CME: By-Product Value Affecting Pig Packer Bids

US - A confounding factor in packer bids for cattle and hogs this year has been the value of by-products, write Steve Meyer and Len Steiner.
calendar icon 19 October 2015
clock icon 4 minute read

Those items include organs (or offal), blood, hides, and head products such as cheek meat and ears. The old adage in the pork industry is that we use “everything but the squeal” from a pig and we suppose that “everything but the moo” would apply to cattle as well.

Packers must capture the highest possible value from every possible piece of the animals that they process in order to make an acceptable profit.

The rendering plant is, in almost every case, the usage of last resort where packers cook products down to meat and bone meal to capture the last residual value from products that cannot, for whatever reason, be sold for higher values in other forms.

By-product values enter the livestock economy in two major ways. First, they are an important component of packer revenue that figure directly in to packer profitability.

But perhaps more important to the live-stock and meat markets upon which we focus most of our attention, by-products and their contribution to revenue play a critical role in the derivation of packer bids.

At the end of the day, packers really don’t care where their profits come from. A dollar from high-value strip loins is the same as a dollar from a steer hide or a beef liver. Revenue from high-flying pork bellies is no different from revenue from the sale of a stomach or a box of ears. And all revenue will ultimately contribute to the amount that packers will bid for livestock.

As can be seen in the graph, these by-product values have been a drag on packer margins and on livestock bids this year. Pork by-product peaked near $30 per head in July 2014. They have fallen by more than 50 percent since then and stood at just $14.56 per head last week.
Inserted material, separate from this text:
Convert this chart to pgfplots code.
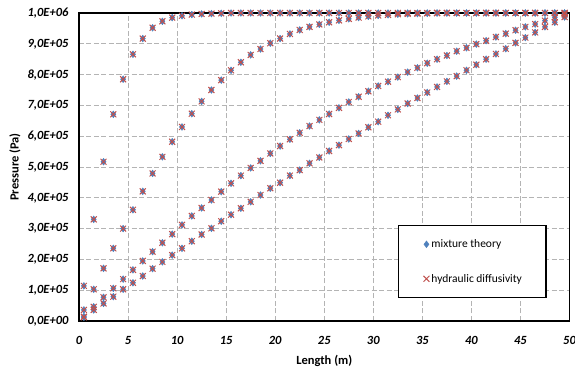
\documentclass[border=0pt]{standalone}
\usepackage{fontspec}
\setmainfont{Carlito}
\usepackage{pgfplots}
\usepackage{pgfplotstable}
\pgfplotsset{compat=1.18}
\definecolor{mtblue}{RGB}{79,129,189}
\definecolor{hdred}{RGB}{192,80,77}
\definecolor{gridgray}{RGB}{180,180,180}

\pgfplotstableread{
x A B C D
0.5 114000 36000 14000 12000
1.5 330000 103000 46000 36000
2.5 517000 171000 77000 57000
3.5 671000 236000 106000 79000
4.5 785000 300000 136000 103000
5.5 866000 361000 166000 124000
6.5 917000 421000 195000 146000
7.5 952000 479000 225000 170000
8.5 973000 533000 254000 192000
9.5 985000 582000 282000 214000
10.5 991000 630000 312000 236000
11.5 995000 673000 341000 259000
12.5 997000 713000 367000 281000
13.5 998000 750000 393000 301000
14.5 999000 782000 420000 324000
15.5 1000000 814000 447000 345000
16.5 1000000 840000 472000 366000
17.5 1000000 864000 497000 387000
18.5 1000000 883000 520000 409000
19.5 1000000 902000 544000 431000
20.5 1000000 917000 568000 449000
21.5 1000000 932000 590000 472000
22.5 1000000 945000 611000 490000
23.5 1000000 955000 633000 512000
24.5 1000000 963000 653000 531000
25.5 1000000 970000 672000 552000
26.5 1000000 976000 692000 571000
27.5 1000000 981000 711000 591000
28.5 1000000 985000 728000 609000
29.5 1000000 989000 746000 629000
30.5 1000000 992000 763000 647000
31.5 1000000 994000 777000 668000
32.5 1000000 996000 792000 687000
33.5 1000000 997000 808000 706000
34.5 1000000 998000 822000 724000
35.5 1000000 999000 837000 742000
36.5 1000000 1000000 850000 760000
37.5 1000000 1000000 862000 778000
38.5 1000000 1000000 876000 795000
39.5 1000000 1000000 887000 814000
40.5 1000000 1000000 899000 832000
41.5 1000000 1000000 910000 850000
42.5 1000000 1000000 922000 867000
43.5 1000000 1000000 933000 884000
44.5 1000000 1000000 944000 903000
45.5 1000000 1000000 955000 920000
46.5 1000000 1000000 964000 937000
47.5 1000000 1000000 975000 955000
48.5 1000000 1000000 986000 970000
49.5 1000000 1000000 996000 987000
}\data

\pgfplotsset{
  mt/.style={only marks, mark=diamond*, mark size=3.4pt, color=mtblue,
    mark options={line width=0.4pt, fill=mtblue, draw=mtblue}},
  hd/.style={only marks, mark=x, mark size=4.2pt, color=hdred,
    mark options={line width=1pt, draw=hdred}},
}

\begin{document}
\begin{tikzpicture}
\path[use as bounding box] (-79pt,-53pt) rectangle (496pt,321pt);
\begin{axis}[
  scale only axis, width=490.5pt, height=308pt,
  xmin=0, xmax=50, ymin=0, ymax=1000000,
  clip=false,
  xtick={0,5,10,15,20,25,30,35,40,45,50},
  xticklabels={0,5,10,15,20,25,30,35,40,45,50},
  ytick={0,100000,200000,300000,400000,500000,600000,700000,800000,900000,1000000},
  yticklabels={{0,0E+00},{1,0E+05},{2,0E+05},{3,0E+05},{4,0E+05},{5,0E+05},{6,0E+05},{7,0E+05},{8,0E+05},{9,0E+05},{1,0E+06}},
  scaled y ticks=false, scaled x ticks=false,
  grid=major,
  major grid style={gridgray, line width=0.8pt, dash pattern=on 5pt off 2.5pt},
  major tick length=0pt,
  axis line style={line width=1.8pt, black},
  tick label style={font=\fontsize{12.5}{14}\selectfont\bfseries\itshape},
  xticklabel style={anchor=center, yshift=-19pt},
  yticklabel style={anchor=east, xshift=-7pt},
  xlabel={Length (m)},
  ylabel={Pressure (Pa)},
  label style={font=\fontsize{12.5}{14}\selectfont\bfseries},
  xlabel style={at={(axis description cs:0.5,-0.13)}, anchor=center},
  ylabel style={at={(axis description cs:-0.1305,0.5)}, anchor=center},
  legend image code/.code={\path[draw=none,fill=none] (-6pt,0pt) -- (3pt,0pt); \draw[#1,draw=none] plot coordinates {(0pt,0pt)};},
  legend cell align=left,
  legend style={at={(axis description cs:0.65,0.312)}, anchor=north west,
    draw=black, line width=1.3pt, fill=white,
    font=\fontsize{11.5}{13}\selectfont,
    inner xsep=22pt, inner ysep=12pt, row sep=21pt},
]
\addplot[mt] table[x=x,y=A]{\data};
\addlegendentry{mixture theory}
\addplot[mt, forget plot] table[x=x,y=B]{\data};
\addplot[mt, forget plot] table[x=x,y=C]{\data};
\addplot[mt, forget plot] table[x=x,y=D]{\data};
\addplot[hd] table[x=x,y=A]{\data};
\addlegendentry{hydraulic diffusivity}
\addplot[hd, forget plot] table[x=x,y=B]{\data};
\addplot[hd, forget plot] table[x=x,y=C]{\data};
\addplot[hd, forget plot] table[x=x,y=D]{\data};
\end{axis}
\end{tikzpicture}
\end{document}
It is no coincidence that the decline in pork by-product values coincides closely (and negatively!) with the rise of the dollar since the values of most of these items are heavily dependent on exports.

It is also no coincidence that, as by-product values have fallen, pork packers’ meat margins (ie. the difference between the value of the carcass cuts such as hams, bellies, loins, etc. and the cost of the animal) have increased sharply.

During 2012 and 2013, meat margins were frequently negative due primarily to excellent by-product values. 2014 was an anomaly in that PEDv and the subsequent scare over pork availability afforded pork packers the opportunity to garner excellent meat margins as well as outstanding by-product values - at least until July!

The beef packer situation is much the same even though the magnitudes of changes are different. The first thing you should notice about the beef chart is the vast difference in the Y-axis values. Where pork by-product values peaked at $30 per head, beef values peaked at nearly $230 per head.

Some of that difference is due to parts of a cow just being bigger than parts of a pig. But the big driver of the difference is the value of cattle hides which can contribute $70 to $100 per head, depending on market conditions.

As with pork by-product, many beef items are dependent on export markets. The most important of those is the hide, the vast majority of which are exported for tanning into leather. So, hide values and total beef by-product values have, like pork values, fallen as the dollar has strengthened.

USDA-FAS data, however, indicate that the major impact of tighter cattle numbers, higher cattle prices and the stronger dollar has been to reduce the amount of beef hide exports (down 19per cent from 2014 through August). The total value of exported hides has actually increased this year.

It is clear, though, that beef packers have pushed cattle bids lower relative to cutout values to make up for lost by-product values. We do not expect this situation to change much until by-product export values rise. Producers should expect larger packer bid-to-cutout spreads for the foreseeable future.